出会い系なども含め、中国から大量に送られてくる!?

―― 海外での迷惑メールと日本での迷惑メールの違いは?

 日本では出会い系広告がほとんどで、欧米のような薬物やアダルト系の比率が小さいことが挙げられる(下グラフ参照)。

 海外では「スパム王」と称するスパマーが堂々とメールを発信し、真っ当な商売として成り立たせていることがある。一方、日本では暴力団などの地下組織が運営している場合が多く、そのほとんどで料金を違法に請求するなどの詐欺的行為が行われている。そこが大きく異なる点だろう。

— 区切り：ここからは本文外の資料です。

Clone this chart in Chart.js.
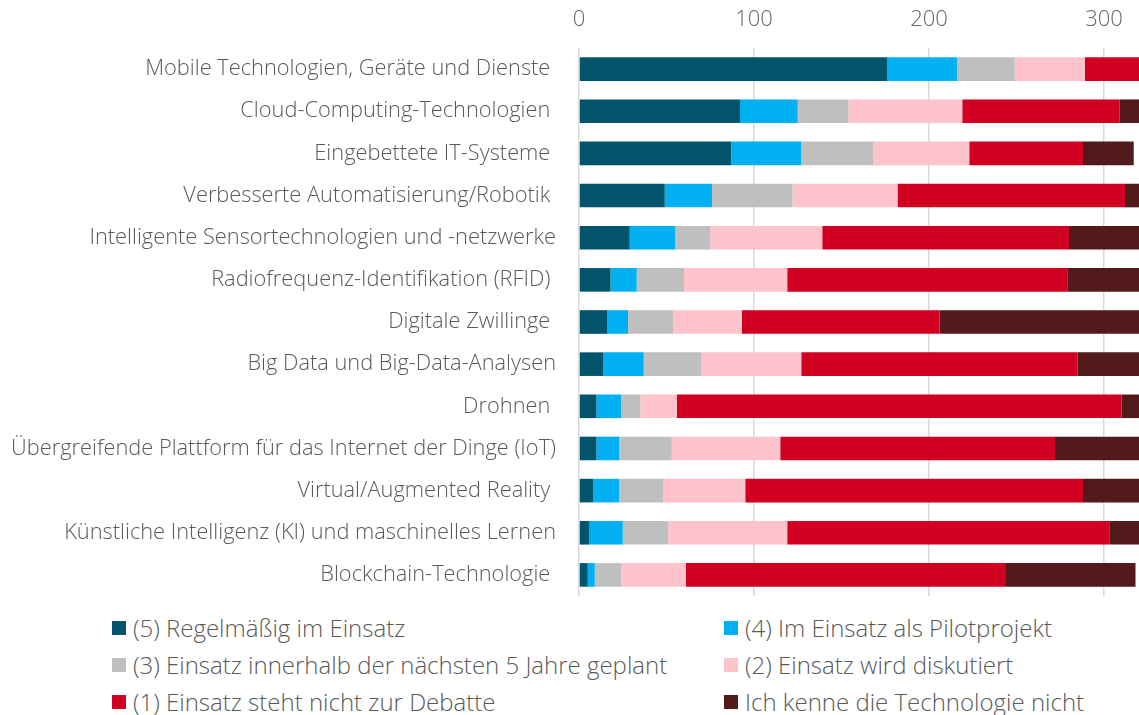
<!DOCTYPE html>
<html>
<head>
<meta charset="utf-8">
<script src="https://cdn.jsdelivr.net/npm/chart.js@4/dist/chart.umd.min.js"></script>
<style>
    body { margin: 0; background: #fff; font-family: "Open Sans", sans-serif; }
    #wrap { position: relative; width: 1139px; height: 715px; overflow: hidden; }
    #chart { position: absolute; left: 0; top: 0; }
    .legend-item { position: absolute; height: 30px; line-height: 30px; display: flex; align-items: center; color: #595959; font-size: 24px; font-weight: 300; white-space: nowrap; }
    .legend-box { width: 14px; height: 14px; margin-right: 7px; }
</style>
</head>
<body>
<div id="wrap">
    <canvas id="chart" width="1139" height="600"></canvas>
    <div id="legend"></div>
</div>
<script>
var categories = [
    'Mobile Technologien, Geräte und Dienste ',
    'Cloud-Computing-Technologien ',
    'Eingebettete IT-Systeme ',
    'Verbesserte Automatisierung/Robotik ',
    'Intelligente Sensortechnologien und -netzwerke',
    'Radiofrequenz-Identifikation (RFID) ',
    'Digitale Zwillinge ',
    'Big Data und Big-Data-Analysen',
    'Drohnen ',
    'Übergreifende Plattform für das Internet der Dinge (IoT)',
    'Virtual/Augmented Reality ',
    'Künstliche Intelligenz (KI) und maschinelles Lernen',
    'Blockchain-Technologie '
];

var regular    = [176, 92, 87, 49, 29, 18, 16, 14, 10, 10,  8,  6,   5];
var pilot      = [ 40, 33, 40, 27, 26, 15, 12, 23, 14, 13, 15, 19,   4];
var planned    = [ 33, 29, 41, 46, 20, 27, 26, 33, 11, 30, 25, 26,  15];
var discussed  = [ 40, 65, 55, 60, 64, 59, 39, 57, 21, 62, 47, 68,  37];
var notDebated = [ 31, 90, 65, 130, 141, 160, 113, 158, 254, 157, 193, 184, 183];
var unknown    = [  2, 12, 29, 10, 42, 43, 116, 37, 12, 50, 34, 19,  74];

var seriesNames = [
    '(5) Regelmäßig im Einsatz',
    '(4) Im Einsatz als Pilotprojekt',
    '(3) Einsatz innerhalb der nächsten 5 Jahre geplant',
    '(2) Einsatz wird diskutiert',
    '(1) Einsatz steht nicht zur Debatte',
    'Ich kenne die Technologie nicht'
];
var seriesColors = ['#02546c', '#00b0f0', '#bfbfbf', '#ffc3cb', '#d20020', '#521a1a'];
var xTicks = [0, 100, 200, 300];

var seriesData = [regular, pilot, planned, discussed, notDebated, unknown];

var datasets = seriesData.map(function(values, i) {
    return {
        label: seriesNames[i],
        data: values,
        backgroundColor: seriesColors[i],
        borderWidth: 0,
        barPercentage: 0.56,
        categoryPercentage: 1.0
    };
});

var ctx = document.getElementById('chart').getContext('2d');

var chart = new Chart(ctx, {
    type: 'bar',
    data: {
        labels: categories,
        datasets: datasets
    },
    options: {
        indexAxis: 'y',
        responsive: false,
        animation: false,
        layout: {
            padding: { top: 0, right: 0, bottom: 4, left: 0 }
        },
        scales: {
            x: {
                position: 'top',
                stacked: true,
                min: 0,
                max: 320,
                afterBuildTicks: function(scale) {
                    scale.ticks = xTicks.map(v => ({ value: v }));
                },
                afterFit: function(scale) {
                    scale.height = 48;
                },
                grid: {
                    color: '#d9d9d9',
                    lineWidth: 1.5,
                    drawTicks: false
                },
                border: { display: false },
                ticks: {
                    padding: 15,
                    color: '#666666',
                    font: { family: 'Open Sans', size: 22, weight: '300' }
                }
            },
            y: {
                stacked: true,
                grid: { display: false, drawTicks: false },
                border: { display: false },
                afterFit: function(scale) {
                    scale.width = 579;
                    // the label padding should not shrink the plot vertically
                    scale.paddingTop = 0;
                    scale.paddingBottom = 0;
                },
                ticks: {
                    padding: 23,
                    color: '#595959',
                    font: { family: 'Open Sans', size: 21.8, weight: '300' }
                }
            }
        },
        plugins: {
            legend: { display: false },
            tooltip: { enabled: false }
        }
    }
});

// legend in two columns below the chart
var legend = document.getElementById('legend');
var colX = [112, 724];
var rowY = [628, 665, 702];
seriesNames.forEach(function(name, i) {
    var item = document.createElement('div');
    item.className = 'legend-item';
    item.style.left = colX[i % 2] + 'px';
    item.style.top = (rowY[Math.floor(i / 2)] - 15) + 'px';
    item.innerHTML = '<span class="legend-box" style="background:' + seriesColors[i] + '"></span><span>' + name + '</span>';
    legend.appendChild(item);
});
</script>
</body>
</html>
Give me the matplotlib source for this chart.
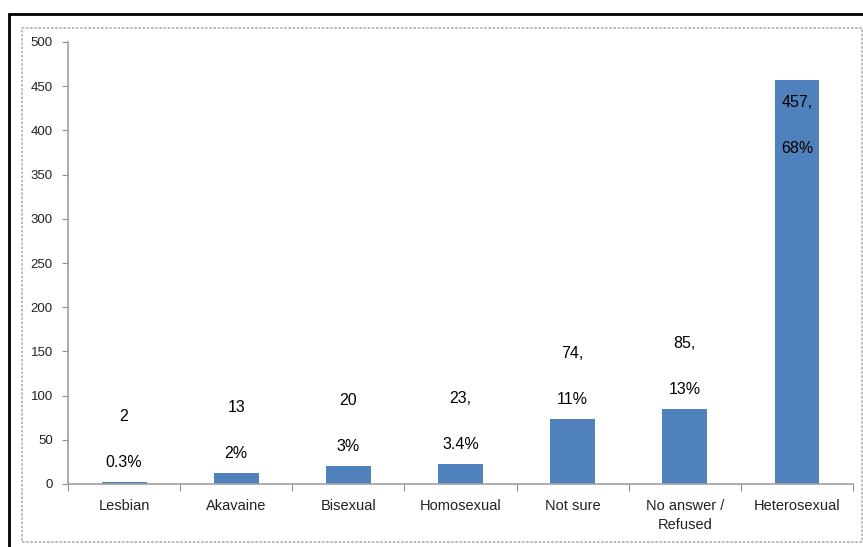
import matplotlib.pyplot as plt
from matplotlib.patches import Rectangle
import numpy as np

# données
categories = ["Lesbian", "Akavaine", "Bisexual", "Homosexual", "Not sure",
              "No answer /\nRefused", "Heterosexual"]
counts = [2, 13, 20, 23, 74, 85, 457]
count_labels = ["2", "13", "20", "23,", "74,", "85,", "457,"]
pct_labels = ["0.3%", "2%", "3%", "3.4%", "11%", "13%", "68%"]
yticks = [0, 50, 100, 150, 200, 250, 300, 350, 400, 450, 500]

W, H = 863, 547
fig = plt.figure(figsize=(W / 100, H / 100), dpi=100)
plt.rcParams['font.family'] = ['Liberation Sans', 'DejaVu Sans']

# cadres
fig.patches.append(Rectangle((9 / W, -0.01), 1.0, 1 - 14 / H + 0.01, transform=fig.transFigure,
                             fill=False, edgecolor='black', linewidth=2))
fig.patches.append(Rectangle((22 / W, 1 - 542 / H), (862 - 22) / W, (542 - 28) / H,
                             transform=fig.transFigure, fill=False, edgecolor='#b0b0b0',
                             linewidth=1.2, linestyle=(0, (1.5, 1))))

ax = fig.add_axes([68 / W, 1 - 484 / H, (853 - 68) / W, (484 - 42) / H])
x = np.arange(len(categories))
ax.bar(x, counts, width=0.4, color='#4f81bd')

ax.set_xlim(-0.5, len(categories) - 0.5)
ax.set_ylim(0, 500)
ax.set_yticks(yticks)
ax.set_xticks(np.arange(-0.5, len(categories)), labels=[])
ax.set_xticks(x, labels=categories, minor=True)
for t in ax.get_xticklabels(minor=True):
    t.set_linespacing(1.45)
ax.tick_params(axis='x', which='minor', length=0, pad=11, labelsize=10.5, labelcolor='#222222')
ax.tick_params(axis='x', which='major', length=5, color='#909090', direction='out')
ax.tick_params(axis='y', length=4, color='#909090', labelsize=9.5, labelcolor='#222222', pad=7)
for s in ['top', 'right']:
    ax.spines[s].set_visible(False)
for s in ['left', 'bottom']:
    ax.spines[s].set_color('#a0a0a0')
    ax.spines[s].set_linewidth(1.2)

# étiquettes de données
for i, v in enumerate(counts):
    if v > 300:
        ax.text(i, v - 25, count_labels[i], ha='center', va='center', fontsize=11.5)
        ax.text(i, v - 77, pct_labels[i], ha='center', va='center', fontsize=11.5)
    else:
        ax.text(i, v + 22, pct_labels[i], ha='center', va='center', fontsize=11.5)
        ax.text(i, v + 74, count_labels[i], ha='center', va='center', fontsize=11.5)

fig.savefig("out.png", dpi=100)
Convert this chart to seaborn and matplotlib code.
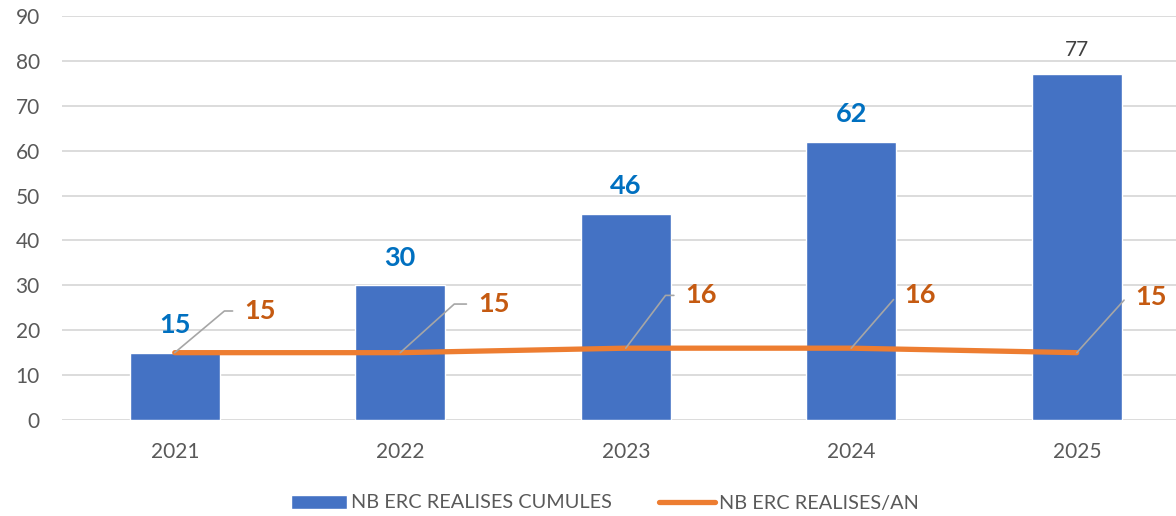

 また日本の場合、理由はいまだ明らかではないが、大半がテキストベースで、HTMLベースのスパムがあまりないという傾向がある。さらに、ボット経由のスパムもほとんど存在しない。

迷惑メールの内容の変化(日本データ通信協会あてに情報提供のあった違反メールのサンプル分析結果の集計)

―― ボットネットがこれだけ問題になっているのに?

 迷惑メール相談センターでは、モニター機を設置して継続してスパムを回収し、その発信(中継)元を調べている。それにより、2005年12月から国内発の比率が減少し、ここ数カ月は低レベルにとどまっていることが分かった。反対に、海外、特に中国からのものが大半を占める状況になっている。(ただ、中国から発信されるものはボットネットを利用したものが中心ではない。)ボットネットを使ったスパムであれば、発信元が中国に偏っていることはないため、世界各国から送信されていると考えられる(からだ)。もちろんボット経由のスパムも存在している。だが、(それについては)スパマーが送信拠点を中国に移したと考える方が自然だ。

 また、出会い系サイトへの勧誘が大半という日本の迷惑メールの状況を見ると、全世界向けのアドレスリストを持っているはずのボットからの送信とは考えられない。というのは、出会い系への勧誘は、日本国内に特化しないと意味がないからだ(「月刊アイティセレクト」4月号のトレンドフォーカス「まん延する凶悪スパム 対策のカギはシステムの高度化とルール遵守にあり」を再編集した)。

※1 「特定電子メールの送信の適正化等に関する法律」のこと。「特定電子メール」とは、受信することを承認していない人々に対して広告・宣伝目的で送るメールのこと。送信者の住所、氏名の表示義務、拒否された場合の再送信の禁止やその罰則などを定める。2005年11月の改正で、特定電子メールの範囲拡大、罰則強化などが施された。